:: EXERCISE DESCRIPTION ::
Retype the whole listing, please, keeping every line exact and dropping the pictures.

:: RAW RECORDS ::
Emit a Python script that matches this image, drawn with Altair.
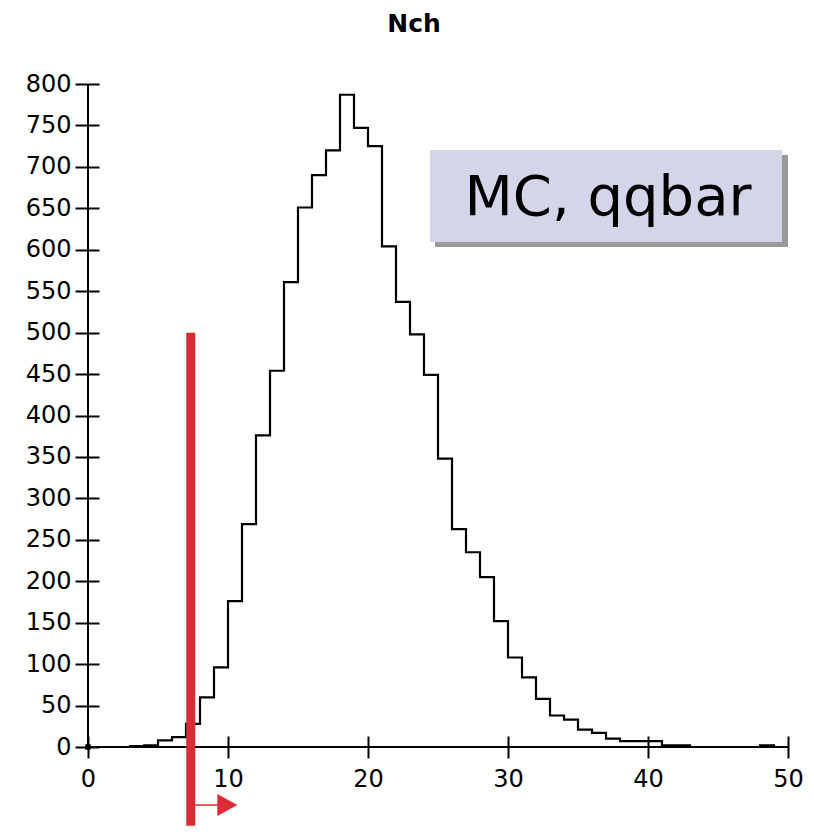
import altair as alt
import pandas as pd

# Histogram: Nch, bins of width 1 from 0 to 50
bin_edges = list(range(0, 51))
counts = [0, 0, 0, 1, 2, 8, 12, 28, 60, 96,
          176, 269, 376, 454, 561, 651, 690, 720, 787, 747,
          725, 604, 537, 498, 449, 348, 263, 235, 205, 152,
          108, 84, 58, 38, 33, 21, 17, 10, 7, 7,
          7, 2, 2, 0, 0, 0, 0, 0, 2, 0]

x_ticks = [0, 10, 20, 30, 40, 50]
y_ticks = list(range(0, 801, 50))

cut_value = [7.34]
cut_top = [500]
arrow_x = [7.6, 9.3]
arrow_head_x = [9.95]
arrow_y = [-70]

title_text = "Nch"
label_text = "MC, qqbar"

RED = "#dc2a36"
FONT = "DejaVu Sans"

hist_df = pd.DataFrame({"x": bin_edges, "y": counts + [counts[-1]]})
one = pd.DataFrame({"k": [0]})

xscale = alt.Scale(domain=[0, 50], nice=False, zero=False)
yscale = alt.Scale(domain=[0, 800], nice=False, zero=False)

hist = alt.Chart(hist_df).mark_line(
    interpolate="step-after", color="black", strokeWidth=2.2
).encode(
    x=alt.X("x:Q", scale=xscale, title=None,
            axis=alt.Axis(values=x_ticks, offset=-11, tickSize=22, domain=False,
                          grid=False, labelFont=FONT, labelFontSize=24,
                          labelColor="black", tickColor="black", tickWidth=2,
                          labelPadding=9, labelFlush=False, title=None)),
    y=alt.Y("y:Q", scale=yscale, title=None,
            axis=alt.Axis(values=y_ticks, offset=-11, tickSize=24, domain=False,
                          grid=False, labelFont=FONT, labelFontSize=24,
                          labelColor="black", tickColor="black", tickWidth=2,
                          labelPadding=4, labelFlush=False, title=None)),
)

y_domain = alt.Chart(one).mark_rule(color="black", strokeWidth=2).encode(
    x=alt.datum(0), y=alt.datum(0), y2=alt.datum(800)
)
x_domain = alt.Chart(one).mark_rule(color="black", strokeWidth=2).encode(
    y=alt.datum(0), x=alt.datum(0), x2=alt.datum(50)
)
origin = alt.Chart(one).mark_square(size=30, color="black", opacity=1, filled=True).encode(
    x=alt.datum(0), y=alt.datum(0)
)

cut_line = alt.Chart(one).mark_rule(color=RED, strokeWidth=9).encode(
    x=alt.datum(cut_value[0]), y=alt.datum(cut_top[0]), y2=alt.datum(-95)
)
arrow_line = alt.Chart(one).mark_rule(color=RED, strokeWidth=1.5).encode(
    x=alt.datum(arrow_x[0]), x2=alt.datum(arrow_x[1]), y=alt.datum(arrow_y[0])
)
arrow_head = alt.Chart(one).mark_point(
    shape="M-1,-1.1L1,0L-1,1.1Z", size=400, filled=True, color=RED, opacity=1
).encode(x=alt.datum(arrow_head_x[0]), y=alt.datum(arrow_y[0]))

shadow = alt.Chart(one).mark_rect(color="#9a9a9a").encode(
    x=alt.value(347), x2=alt.value(700), y=alt.value(71), y2=alt.value(163)
)
box = alt.Chart(one).mark_rect(color="#d5d5ea").encode(
    x=alt.value(342), x2=alt.value(694), y=alt.value(66), y2=alt.value(158)
)
label = alt.Chart(one).mark_text(
    text=label_text, font=FONT, fontSize=56, align="center", baseline="alphabetic",
    color="black"
).encode(x=alt.value(520), y=alt.value(131))

title = alt.Chart(one).mark_text(
    text=title_text, font=FONT, fontSize=25, fontWeight="bold", align="center",
    baseline="alphabetic", color="black"
).encode(x=alt.value(326), y=alt.value(-52))

chart = alt.layer(
    hist, y_domain, x_domain, origin, cut_line, arrow_line, arrow_head,
    shadow, box, label, title
).properties(
    width=700, height=663,
    padding={"left": 80, "top": 76, "right": 18, "bottom": 79},
    autosize=alt.AutoSizeParams(type="none"),
).configure_view(stroke=None)

chart.save("out.html", embed_options={"renderer": "svg", "actions": False})
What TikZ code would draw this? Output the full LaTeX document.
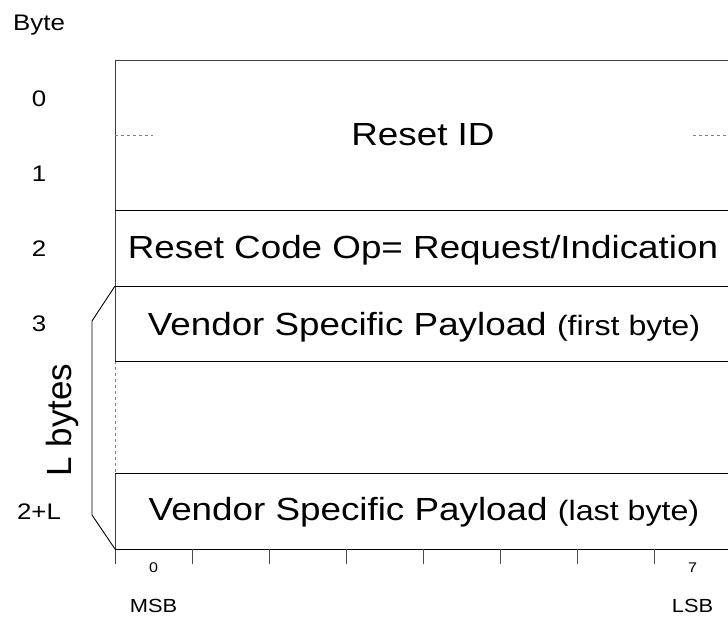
\documentclass[tikz,border=0pt]{standalone}
\usepackage{fontspec}
\setmainfont[FakeStretch=1.15]{Liberation Sans}
\newfontfamily\plainsf{Liberation Sans}
\usepackage{tikz}
\usetikzlibrary{backgrounds}

\newcommand{\bigtxt}{\fontsize{32}{38}\selectfont}
\newcommand{\midtxt}{\fontsize{28}{33}\selectfont}
\newcommand{\bytetxt}{\fontsize{22.5}{27}\selectfont}
\newcommand{\bittxt}{\fontsize{14}{17}\selectfont}
\newcommand{\sbtxt}{\fontsize{19}{23}\selectfont}

\begin{document}
\begin{tikzpicture}[x=1pt,y=-1pt,line width=0.9pt]
\path [use as bounding box,clip] (0,0) rectangle (728,616);
\begin{scope}[every node/.style={inner sep=0pt,anchor=base}]
\draw [black!75] (731,60) -- (115,60) -- (115,361);
\draw [black!75] (115,473) -- (115,564);
\draw [gray,dashed,line width=0.6pt] (115,361) -- (115,473);
\draw (115,210) -- (731,210)
      (115,286) -- (731,286)
      (115,361) -- (731,361)
      (115,473) -- (731,473)
      (115,549) -- (731,549)
      (731,60) -- (731,549);
\draw [gray,dashed,line width=0.6pt] (115,135) -- (153,135)
      (693,135) -- (731,135);
\foreach \k in {1,...,7}
  \draw [black!70] ({115+77*\k},549) -- ({115+77*\k},564);
\draw (115,286) -- (92,321) -- (92,515) -- (115,549);
% fields
\node (resetid) at (423,145.7) {\bigtxt Reset ID};
\node (resetcode) at (423,258.3) {\bigtxt Reset Code Op= Request/Indication};
\node (firstbyte) at (424,335) {\bigtxt Vendor Specific Payload {\midtxt (first byte)}};
\node (lastbyte) at (424,520) {\bigtxt Vendor Specific Payload {\midtxt (last byte)}};
% byte numbers
\node (bytehead) at (39,30) {\bytetxt Byte};
\node (byte0) at (39,106) {\bytetxt 0};
\node (byte1) at (39,181.7) {\bytetxt 1};
\node (byte2) at (39,256.7) {\bytetxt 2};
\node (byte3) at (39,331.7) {\bytetxt 3};
\node (byteL) at (39,519) {\bytetxt 2+L};
\node [rotate=90] (lbytes) at (71.7,420) {\plainsf\fontsize{35}{40}\selectfont L bytes};
% bit numbers
\node (bit0) at (153.5,572.7) {\bittxt 0};
\node (bit7) at (692.5,572.7) {\bittxt 7};
\node (msb) at (153.5,612.7) {\sbtxt MSB};
\node (lsb) at (692.5,612.7) {\sbtxt LSB};
\end{scope}
\end{tikzpicture}
\end{document}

:: RESPONSE BELOW ::
Emit a Python script that matches this image, drawn with Altair.
import altair as alt
import pandas as pd

# Histogram: Nch, bins of width 1 from 0 to 50
bin_edges = list(range(0, 51))
counts = [0, 0, 0, 1, 2, 8, 12, 28, 60, 96,
          176, 269, 376, 454, 561, 651, 690, 720, 787, 747,
          725, 604, 537, 498, 449, 348, 263, 235, 205, 152,
          108, 84, 58, 38, 33, 21, 17, 10, 7, 7,
          7, 2, 2, 0, 0, 0, 0, 0, 2, 0]

x_ticks = [0, 10, 20, 30, 40, 50]
y_ticks = list(range(0, 801, 50))

cut_value = [7.34]
cut_top = [500]
arrow_x = [7.6, 9.3]
arrow_head_x = [9.95]
arrow_y = [-70]

title_text = "Nch"
label_text = "MC, qqbar"

RED = "#dc2a36"
FONT = "DejaVu Sans"

hist_df = pd.DataFrame({"x": bin_edges, "y": counts + [counts[-1]]})
one = pd.DataFrame({"k": [0]})

xscale = alt.Scale(domain=[0, 50], nice=False, zero=False)
yscale = alt.Scale(domain=[0, 800], nice=False, zero=False)

hist = alt.Chart(hist_df).mark_line(
    interpolate="step-after", color="black", strokeWidth=2.2
).encode(
    x=alt.X("x:Q", scale=xscale, title=None,
            axis=alt.Axis(values=x_ticks, offset=-11, tickSize=22, domain=False,
                          grid=False, labelFont=FONT, labelFontSize=24,
                          labelColor="black", tickColor="black", tickWidth=2,
                          labelPadding=9, labelFlush=False, title=None)),
    y=alt.Y("y:Q", scale=yscale, title=None,
            axis=alt.Axis(values=y_ticks, offset=-11, tickSize=24, domain=False,
                          grid=False, labelFont=FONT, labelFontSize=24,
                          labelColor="black", tickColor="black", tickWidth=2,
                          labelPadding=4, labelFlush=False, title=None)),
)

y_domain = alt.Chart(one).mark_rule(color="black", strokeWidth=2).encode(
    x=alt.datum(0), y=alt.datum(0), y2=alt.datum(800)
)
x_domain = alt.Chart(one).mark_rule(color="black", strokeWidth=2).encode(
    y=alt.datum(0), x=alt.datum(0), x2=alt.datum(50)
)
origin = alt.Chart(one).mark_square(size=30, color="black", opacity=1, filled=True).encode(
    x=alt.datum(0), y=alt.datum(0)
)

cut_line = alt.Chart(one).mark_rule(color=RED, strokeWidth=9).encode(
    x=alt.datum(cut_value[0]), y=alt.datum(cut_top[0]), y2=alt.datum(-95)
)
arrow_line = alt.Chart(one).mark_rule(color=RED, strokeWidth=1.5).encode(
    x=alt.datum(arrow_x[0]), x2=alt.datum(arrow_x[1]), y=alt.datum(arrow_y[0])
)
arrow_head = alt.Chart(one).mark_point(
    shape="M-1,-1.1L1,0L-1,1.1Z", size=400, filled=True, color=RED, opacity=1
).encode(x=alt.datum(arrow_head_x[0]), y=alt.datum(arrow_y[0]))

shadow = alt.Chart(one).mark_rect(color="#9a9a9a").encode(
    x=alt.value(347), x2=alt.value(700), y=alt.value(71), y2=alt.value(163)
)
box = alt.Chart(one).mark_rect(color="#d5d5ea").encode(
    x=alt.value(342), x2=alt.value(694), y=alt.value(66), y2=alt.value(158)
)
label = alt.Chart(one).mark_text(
    text=label_text, font=FONT, fontSize=56, align="center", baseline="alphabetic",
    color="black"
).encode(x=alt.value(520), y=alt.value(131))

title = alt.Chart(one).mark_text(
    text=title_text, font=FONT, fontSize=25, fontWeight="bold", align="center",
    baseline="alphabetic", color="black"
).encode(x=alt.value(326), y=alt.value(-52))

chart = alt.layer(
    hist, y_domain, x_domain, origin, cut_line, arrow_line, arrow_head,
    shadow, box, label, title
).properties(
    width=700, height=663,
    padding={"left": 80, "top": 76, "right": 18, "bottom": 79},
    autosize=alt.AutoSizeParams(type="none"),
).configure_view(stroke=None)

chart.save("out.html", embed_options={"renderer": "svg", "actions": False})
What TikZ code would draw this? Output the full LaTeX document.
\documentclass[tikz,border=0pt]{standalone}
\usepackage{fontspec}
\setmainfont[FakeStretch=1.15]{Liberation Sans}
\newfontfamily\plainsf{Liberation Sans}
\usepackage{tikz}
\usetikzlibrary{backgrounds}

\newcommand{\bigtxt}{\fontsize{32}{38}\selectfont}
\newcommand{\midtxt}{\fontsize{28}{33}\selectfont}
\newcommand{\bytetxt}{\fontsize{22.5}{27}\selectfont}
\newcommand{\bittxt}{\fontsize{14}{17}\selectfont}
\newcommand{\sbtxt}{\fontsize{19}{23}\selectfont}

\begin{document}
\begin{tikzpicture}[x=1pt,y=-1pt,line width=0.9pt]
\path [use as bounding box,clip] (0,0) rectangle (728,616);
\begin{scope}[every node/.style={inner sep=0pt,anchor=base}]
\draw [black!75] (731,60) -- (115,60) -- (115,361);
\draw [black!75] (115,473) -- (115,564);
\draw [gray,dashed,line width=0.6pt] (115,361) -- (115,473);
\draw (115,210) -- (731,210)
      (115,286) -- (731,286)
      (115,361) -- (731,361)
      (115,473) -- (731,473)
      (115,549) -- (731,549)
      (731,60) -- (731,549);
\draw [gray,dashed,line width=0.6pt] (115,135) -- (153,135)
      (693,135) -- (731,135);
\foreach \k in {1,...,7}
  \draw [black!70] ({115+77*\k},549) -- ({115+77*\k},564);
\draw (115,286) -- (92,321) -- (92,515) -- (115,549);
% fields
\node (resetid) at (423,145.7) {\bigtxt Reset ID};
\node (resetcode) at (423,258.3) {\bigtxt Reset Code Op= Request/Indication};
\node (firstbyte) at (424,335) {\bigtxt Vendor Specific Payload {\midtxt (first byte)}};
\node (lastbyte) at (424,520) {\bigtxt Vendor Specific Payload {\midtxt (last byte)}};
% byte numbers
\node (bytehead) at (39,30) {\bytetxt Byte};
\node (byte0) at (39,106) {\bytetxt 0};
\node (byte1) at (39,181.7) {\bytetxt 1};
\node (byte2) at (39,256.7) {\bytetxt 2};
\node (byte3) at (39,331.7) {\bytetxt 3};
\node (byteL) at (39,519) {\bytetxt 2+L};
\node [rotate=90] (lbytes) at (71.7,420) {\plainsf\fontsize{35}{40}\selectfont L bytes};
% bit numbers
\node (bit0) at (153.5,572.7) {\bittxt 0};
\node (bit7) at (692.5,572.7) {\bittxt 7};
\node (msb) at (153.5,612.7) {\sbtxt MSB};
\node (lsb) at (692.5,612.7) {\sbtxt LSB};
\end{scope}
\end{tikzpicture}
\end{document}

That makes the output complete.